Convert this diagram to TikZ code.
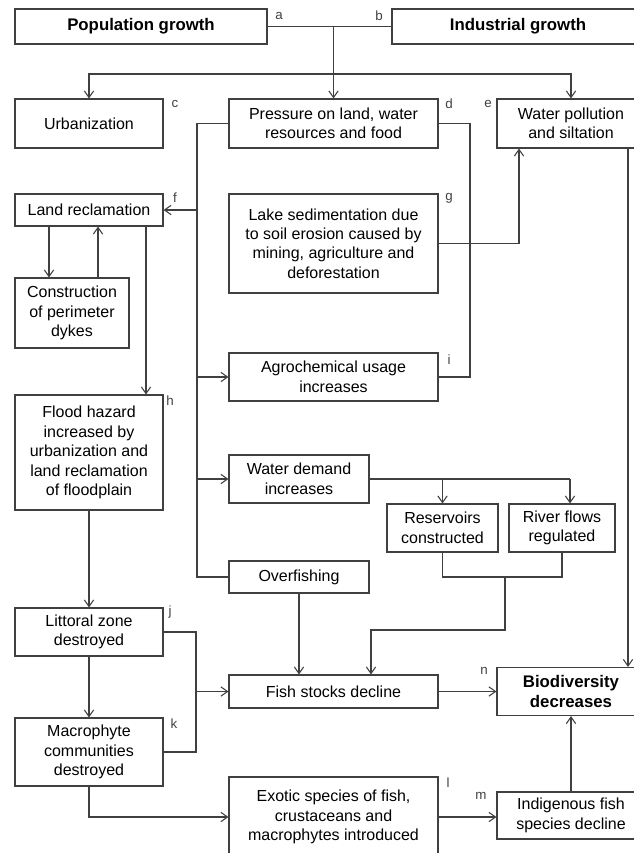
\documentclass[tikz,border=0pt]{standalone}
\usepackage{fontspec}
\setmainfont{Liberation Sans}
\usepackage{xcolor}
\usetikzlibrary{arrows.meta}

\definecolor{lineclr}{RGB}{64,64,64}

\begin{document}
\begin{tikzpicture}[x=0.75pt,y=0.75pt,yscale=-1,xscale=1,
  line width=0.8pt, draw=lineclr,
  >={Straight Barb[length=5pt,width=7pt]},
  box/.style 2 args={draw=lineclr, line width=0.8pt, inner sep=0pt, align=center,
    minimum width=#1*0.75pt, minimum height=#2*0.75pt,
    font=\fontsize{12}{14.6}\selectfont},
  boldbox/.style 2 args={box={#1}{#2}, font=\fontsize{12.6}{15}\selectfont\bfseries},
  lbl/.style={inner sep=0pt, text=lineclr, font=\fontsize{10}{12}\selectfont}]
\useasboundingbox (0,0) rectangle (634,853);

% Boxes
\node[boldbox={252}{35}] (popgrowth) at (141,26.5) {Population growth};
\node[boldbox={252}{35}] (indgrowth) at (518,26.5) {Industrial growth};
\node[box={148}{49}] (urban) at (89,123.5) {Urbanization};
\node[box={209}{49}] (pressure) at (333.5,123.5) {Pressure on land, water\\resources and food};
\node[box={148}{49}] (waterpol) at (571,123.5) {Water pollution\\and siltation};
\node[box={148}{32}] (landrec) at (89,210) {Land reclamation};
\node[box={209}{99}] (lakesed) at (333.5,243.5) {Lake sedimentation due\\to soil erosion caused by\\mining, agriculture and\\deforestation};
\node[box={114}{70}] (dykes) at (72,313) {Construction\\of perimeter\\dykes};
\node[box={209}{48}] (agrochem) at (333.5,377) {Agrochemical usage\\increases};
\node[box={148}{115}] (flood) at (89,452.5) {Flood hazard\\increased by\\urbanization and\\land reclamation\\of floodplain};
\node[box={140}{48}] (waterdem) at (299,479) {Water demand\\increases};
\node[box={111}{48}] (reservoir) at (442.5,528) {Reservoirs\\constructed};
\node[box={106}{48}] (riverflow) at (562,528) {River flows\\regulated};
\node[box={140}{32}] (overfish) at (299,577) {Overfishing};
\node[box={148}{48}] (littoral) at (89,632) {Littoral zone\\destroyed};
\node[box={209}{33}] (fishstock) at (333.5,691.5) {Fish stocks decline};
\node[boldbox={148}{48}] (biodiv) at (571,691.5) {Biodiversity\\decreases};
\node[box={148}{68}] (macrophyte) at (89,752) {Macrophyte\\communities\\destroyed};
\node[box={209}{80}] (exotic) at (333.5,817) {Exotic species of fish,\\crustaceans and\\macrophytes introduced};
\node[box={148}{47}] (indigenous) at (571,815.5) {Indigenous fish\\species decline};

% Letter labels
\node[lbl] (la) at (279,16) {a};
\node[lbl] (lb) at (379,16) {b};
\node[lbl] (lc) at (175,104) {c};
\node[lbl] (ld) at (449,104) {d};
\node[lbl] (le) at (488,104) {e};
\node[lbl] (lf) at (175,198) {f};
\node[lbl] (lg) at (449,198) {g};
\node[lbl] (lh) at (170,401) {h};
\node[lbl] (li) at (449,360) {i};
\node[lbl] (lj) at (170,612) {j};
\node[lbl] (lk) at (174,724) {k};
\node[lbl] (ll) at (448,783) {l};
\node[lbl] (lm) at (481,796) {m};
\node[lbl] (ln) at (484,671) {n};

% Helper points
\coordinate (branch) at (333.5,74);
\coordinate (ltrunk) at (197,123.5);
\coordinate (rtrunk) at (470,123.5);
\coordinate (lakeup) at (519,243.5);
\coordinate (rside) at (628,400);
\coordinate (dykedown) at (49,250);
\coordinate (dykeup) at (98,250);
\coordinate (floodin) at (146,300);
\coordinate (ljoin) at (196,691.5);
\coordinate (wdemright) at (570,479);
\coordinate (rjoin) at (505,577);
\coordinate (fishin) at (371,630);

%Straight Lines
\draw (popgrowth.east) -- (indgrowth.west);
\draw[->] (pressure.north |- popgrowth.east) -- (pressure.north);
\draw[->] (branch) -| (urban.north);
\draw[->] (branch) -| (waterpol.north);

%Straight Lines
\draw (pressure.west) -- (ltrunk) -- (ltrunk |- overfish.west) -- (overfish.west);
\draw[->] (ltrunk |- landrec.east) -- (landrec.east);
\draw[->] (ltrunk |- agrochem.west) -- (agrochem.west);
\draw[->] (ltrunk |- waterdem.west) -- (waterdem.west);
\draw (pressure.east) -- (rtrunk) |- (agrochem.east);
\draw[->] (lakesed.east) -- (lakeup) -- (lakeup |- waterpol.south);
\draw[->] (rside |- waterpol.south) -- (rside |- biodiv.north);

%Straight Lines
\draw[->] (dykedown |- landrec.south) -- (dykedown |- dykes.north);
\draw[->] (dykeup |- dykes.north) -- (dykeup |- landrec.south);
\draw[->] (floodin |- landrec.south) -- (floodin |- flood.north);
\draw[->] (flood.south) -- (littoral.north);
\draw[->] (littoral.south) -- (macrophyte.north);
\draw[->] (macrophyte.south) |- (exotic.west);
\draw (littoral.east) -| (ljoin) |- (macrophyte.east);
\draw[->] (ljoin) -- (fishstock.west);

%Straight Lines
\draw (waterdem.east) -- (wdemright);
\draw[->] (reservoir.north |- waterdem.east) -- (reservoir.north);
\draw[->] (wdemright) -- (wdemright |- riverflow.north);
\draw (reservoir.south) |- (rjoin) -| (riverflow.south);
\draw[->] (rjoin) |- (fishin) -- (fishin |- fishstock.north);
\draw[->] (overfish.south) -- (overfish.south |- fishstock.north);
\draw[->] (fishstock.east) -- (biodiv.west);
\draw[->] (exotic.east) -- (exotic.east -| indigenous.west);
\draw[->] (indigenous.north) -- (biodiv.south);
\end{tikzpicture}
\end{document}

########

=== TASK TO CARRY OUT ===
Repeat only the lines from the beginning of the material through the line containing "(0,0) rectangle (634,853);", both ends kept, leaving pictures out.

=== THE COMPLETED TASK ===
Convert this diagram to TikZ code.
\documentclass[tikz,border=0pt]{standalone}
\usepackage{fontspec}
\setmainfont{Liberation Sans}
\usepackage{xcolor}
\usetikzlibrary{arrows.meta}

\definecolor{lineclr}{RGB}{64,64,64}

\begin{document}
\begin{tikzpicture}[x=0.75pt,y=0.75pt,yscale=-1,xscale=1,
  line width=0.8pt, draw=lineclr,
  >={Straight Barb[length=5pt,width=7pt]},
  box/.style 2 args={draw=lineclr, line width=0.8pt, inner sep=0pt, align=center,
    minimum width=#1*0.75pt, minimum height=#2*0.75pt,
    font=\fontsize{12}{14.6}\selectfont},
  boldbox/.style 2 args={box={#1}{#2}, font=\fontsize{12.6}{15}\selectfont\bfseries},
  lbl/.style={inner sep=0pt, text=lineclr, font=\fontsize{10}{12}\selectfont}]
\useasboundingbox (0,0) rectangle (634,853);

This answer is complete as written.